The average 30-year fixed mortgage rate declined slightly leading up to the Thanksgiving holiday, according to Freddie Mac’s Primary Mortgage Market Survey. The average 30-year fixed rate mortgage hasn't risen above 4 percent since July, which is helping homebuyer affordability in the face of rising house prices due to low levels of inventory in many markets.
Lately mortgage rates have tended to lag behind moves in the bond market. When rates on ten-year Treasury bonds fell well below 1.9%, mortgage rates also fell, although only slightly. Similarly, when bond rates rose to 2.3%, mortgage rates tended to rise only slightly.

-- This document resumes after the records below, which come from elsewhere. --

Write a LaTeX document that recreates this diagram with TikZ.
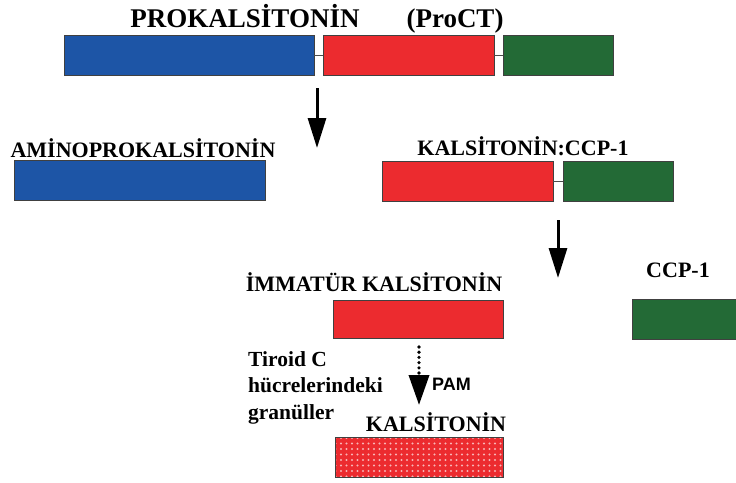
\documentclass[tikz,border=0pt]{standalone}
\usepackage{fontspec}
\setmainfont{Liberation Serif}
\newfontfamily\pamfont{Liberation Sans}
\usepackage{xcolor}
\usepackage{tikz}
\usetikzlibrary{arrows.meta,positioning,patterns.meta}
\definecolor{ctblue}{HTML}{1D55A6}
\definecolor{ctred}{HTML}{EC2B2F}
\definecolor{ctgreen}{HTML}{236A36}
\tikzset{
  bar/.style={draw=black!75,line width=0.9pt,inner sep=0pt,outer sep=0pt,
              anchor=north west,minimum height=40pt},
  bluebar/.style={bar,fill=ctblue},
  redbar/.style={bar,fill=ctred},
  greenbar/.style={bar,fill=ctgreen},
  dotbar/.style={bar,preaction={fill=ctred},
                 pattern={Dots[distance=5.5pt,radius=1.1pt]},pattern color=ctred!35!white},
  tag/.style={font=\bfseries\fontsize{22}{24}\selectfont,inner sep=0pt,anchor=base},
  link/.style={black!70,line width=0.9pt},
  cleave/.style={-{Triangle[length=30pt,width=18pt]},line width=3pt},
}

\begin{document}
\begin{tikzpicture}[x=1pt,y=-1pt]
\clip (0,0) rectangle (736,482);

% full precursor
\node[bluebar, minimum width=250pt] (pblue) at (64,35) {};
\node[redbar, minimum width=171pt] (pred) at (323,35) {};
\node[greenbar, minimum width=110pt] (pgreen) at (503,35) {};
\node[tag, font=\bfseries\fontsize{27}{29}\selectfont] (ptitle) at (245,27) {PROKALSİTONİN};
\node[tag, font=\bfseries\fontsize{27}{29}\selectfont] (pshort) at (455,27) {(ProCT)};
\draw[link] (pblue.east) -- (pred.west);
\draw[link] (pred.east) -- (pgreen.west);

% first cleavage
\coordinate (c1a) at (317,88);
\coordinate (c1b) at (317,148);
\draw[cleave] (c1a) -- (c1b);

\node[bluebar, minimum width=251pt] (ablue) at (14,160) {};
\node[tag] (atitle) at (143,157) {AMİNOPROKALSİTONİN};

\node[redbar, minimum width=171pt] (kred) at (382,161) {};
\node[greenbar, minimum width=110pt] (kgreen) at (563,161) {};
\node[tag] (ktitle) at (523,155) {KALSİTONİN:CCP-1};
\draw[link] (kred.east) -- (kgreen.west);

% second cleavage
\coordinate (c2a) at (558,220);
\coordinate (c2b) at (558,278);
\draw[cleave] (c2a) -- (c2b);

\node[redbar, minimum width=170pt, minimum height=38pt] (imred) at (333,300) {};
\node[tag] (imtitle) at (374,291) {İMMATÜR KALSİTONİN};

\node[greenbar, minimum width=110pt, minimum height=40pt] (ccpbar) at (632,299) {};
\node[tag] (ccptitle) at (678,277) {CCP-1};

% amidation in the granules
\coordinate (c3a) at (419,347);
\coordinate (c3b) at (419,405);
\draw[-{Triangle[length=30pt,width=20pt]}, line width=3.6pt, line cap=round,
      dash pattern=on 0pt off 5.2pt] (c3a) -- (c3b);
\node[inner sep=0pt, anchor=base west, font=\pamfont\bfseries\fontsize{18}{20}\selectfont]
  (pam) at (432,390) {PAM};
\node[inner sep=0pt, anchor=north west, align=left,
      font=\bfseries\fontsize{21.5}{26.5}\selectfont] (granul) at (248,351)
  {Tiroid C\\hücrelerindeki\\granüller};

\node[dotbar, minimum width=168pt] (kdots) at (335,437) {};
\node[tag] (kfinal) at (436,431) {KALSİTONİN};

\end{tikzpicture}
\end{document}
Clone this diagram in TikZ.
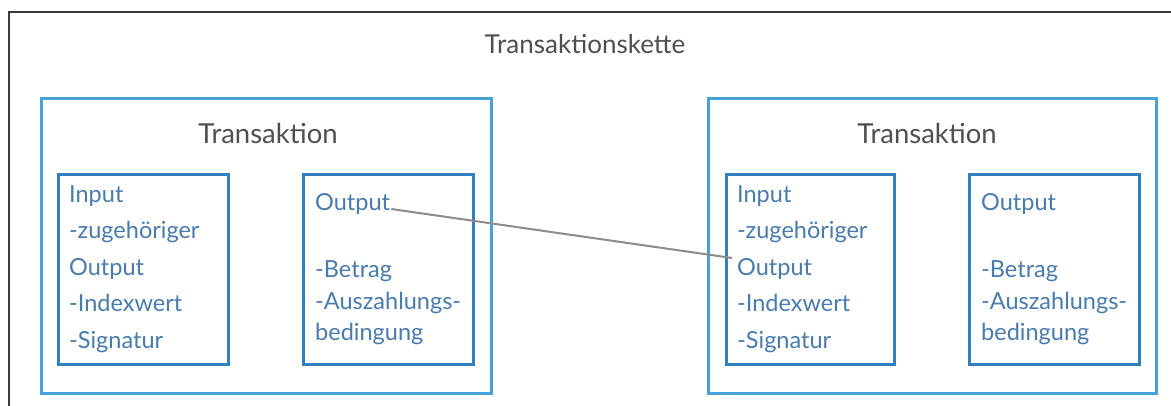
\documentclass[tikz,border=0pt]{standalone}
\usepackage{fontspec}
\setmainfont{Lato}
\definecolor{framecol}{HTML}{3A3A3A}
\definecolor{transcol}{HTML}{45A3D8}
\definecolor{innercol}{HTML}{3380C0}
\definecolor{textcol}{HTML}{4A7BAD}
\definecolor{headcol}{HTML}{4F4F4F}
\definecolor{linecol}{HTML}{8C8C8C}
\tikzset{
  transbox/.style={draw=transcol, line width=3pt, rectangle, inner sep=0pt, anchor=north west},
  innerbox/.style={draw=innercol, line width=3pt, rectangle, inner sep=0pt, anchor=north west},
  headtext/.style={text=headcol, font=\fontsize{27.5}{32}\selectfont, anchor=base, inner sep=0pt},
  titletext/.style={text=headcol, font=\fontsize{26}{30}\selectfont, anchor=base, inner sep=0pt},
  itemtext/.style={text=textcol, font=\fontsize{23.5}{27}\selectfont, anchor=base west, inner sep=0pt},
  chain/.style={draw=linecol, line width=2pt},
  frameline/.style={draw=framecol, line width=2pt}
}
\begin{document}
\begin{tikzpicture}[x=1pt,y=-1pt]
\useasboundingbox (0,0) rectangle (1171,405);
\fill[white] (0,0) rectangle (1171,405);
% outer frame
\coordinate (fbl) at (9,406);
\coordinate (ftl) at (9,12);
\coordinate (ftr) at (1172,12);
\draw[frameline] (fbl) -- (ftl) -- (ftr);
\node[titletext] (title) at (585,53) {Transaktionskette};

% left transaction
\node[transbox, minimum width=450pt, minimum height=295pt] (tA) at (40,97) {};
\node[headtext] (hA) at (268,143) {Transaktion};
\node[innerbox, minimum width=170pt, minimum height=190pt] (inA) at (57,173) {};
\node[innerbox, minimum width=170pt, minimum height=190pt] (outA) at (302,173) {};
\node[itemtext] (inA1) at (69,202) {Input};
\node[itemtext] (inA2) at (69,238.5) {-zugehöriger};
\node[itemtext] (inA3) at (69,275) {Output};
\node[itemtext] (inA4) at (69,311.5) {-Indexwert};
\node[itemtext] (inA5) at (69,348) {-Signatur};
\node[itemtext] (outA1) at (315,210) {Output};
\node[itemtext] (outA2) at (315,277) {-Betrag};
\node[itemtext] (outA3) at (315,309) {-Auszahlungs-};
\node[itemtext] (outA4) at (315,340) {bedingung};

% right transaction
\node[transbox, minimum width=448pt, minimum height=295pt] (tB) at (707,97) {};
\node[headtext] (hB) at (927,143) {Transaktion};
\node[innerbox, minimum width=168pt, minimum height=190pt] (inB) at (725,173) {};
\node[innerbox, minimum width=170pt, minimum height=190pt] (outB) at (968,173) {};
\node[itemtext] (inB1) at (737,202) {Input};
\node[itemtext] (inB2) at (737,238.5) {-zugehöriger};
\node[itemtext] (inB3) at (737,275) {Output};
\node[itemtext] (inB4) at (737,311.5) {-Indexwert};
\node[itemtext] (inB5) at (737,348) {-Signatur};
\node[itemtext] (outB1) at (981,210) {Output};
\node[itemtext] (outB2) at (981,277) {-Betrag};
\node[itemtext] (outB3) at (981,309) {-Auszahlungs-};
\node[itemtext] (outB4) at (981,340) {bedingung};

% chain link
\draw[chain] ([xshift=1pt,yshift=1pt]outA1.base east) -- ([xshift=-5pt,yshift=17pt]inB3.base west);
\end{tikzpicture}
\end{document}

"In a quiet week leading up to the Thanksgiving holiday, the 30-year mortgage rate dipped 2 basis points to 3.95 percent. Economic releases over the last week contained no major surprises, and none are expected in the next few days. The year is winding down, and the only remaining market dates of note are Dec. 4 -- the last employment report of the year -- and Dec. 15-16, the long-awaited FOMC meeting," said Sean Becketti, Freddie Mac’s chief economist.
- Thirty-year fixed rate mortgages (FRM) averaged 3.95 percent with an average 0.7 point for the week ending Nov. 25, 2015, down from last week when it averaged 3.97 percent. A year ago at this time, the 30-year FRM averaged 3.97 percent.
- Fifteen-year fixed rate mortgages this week averaged 3.18 percent with an average 0.6 point, unchanged from last week. A year ago at this time, the 15-year FRM averaged 3.17 percent.
- Five-year Treasury-indexed hybrid adjustable-rate mortgages (ARM) averaged 3.01 percent this week with an average 0.5 point, up from last week when it averaged 2.98 percent. A year ago, the 5-year ARM averaged 3.01 percent.
- One-year Treasury-indexed ARM averaged 2.59 percent this week with an average 0.3 point, down from 2.64 percent last week. At this time last year, the 1-year ARM averaged 2.44 percent.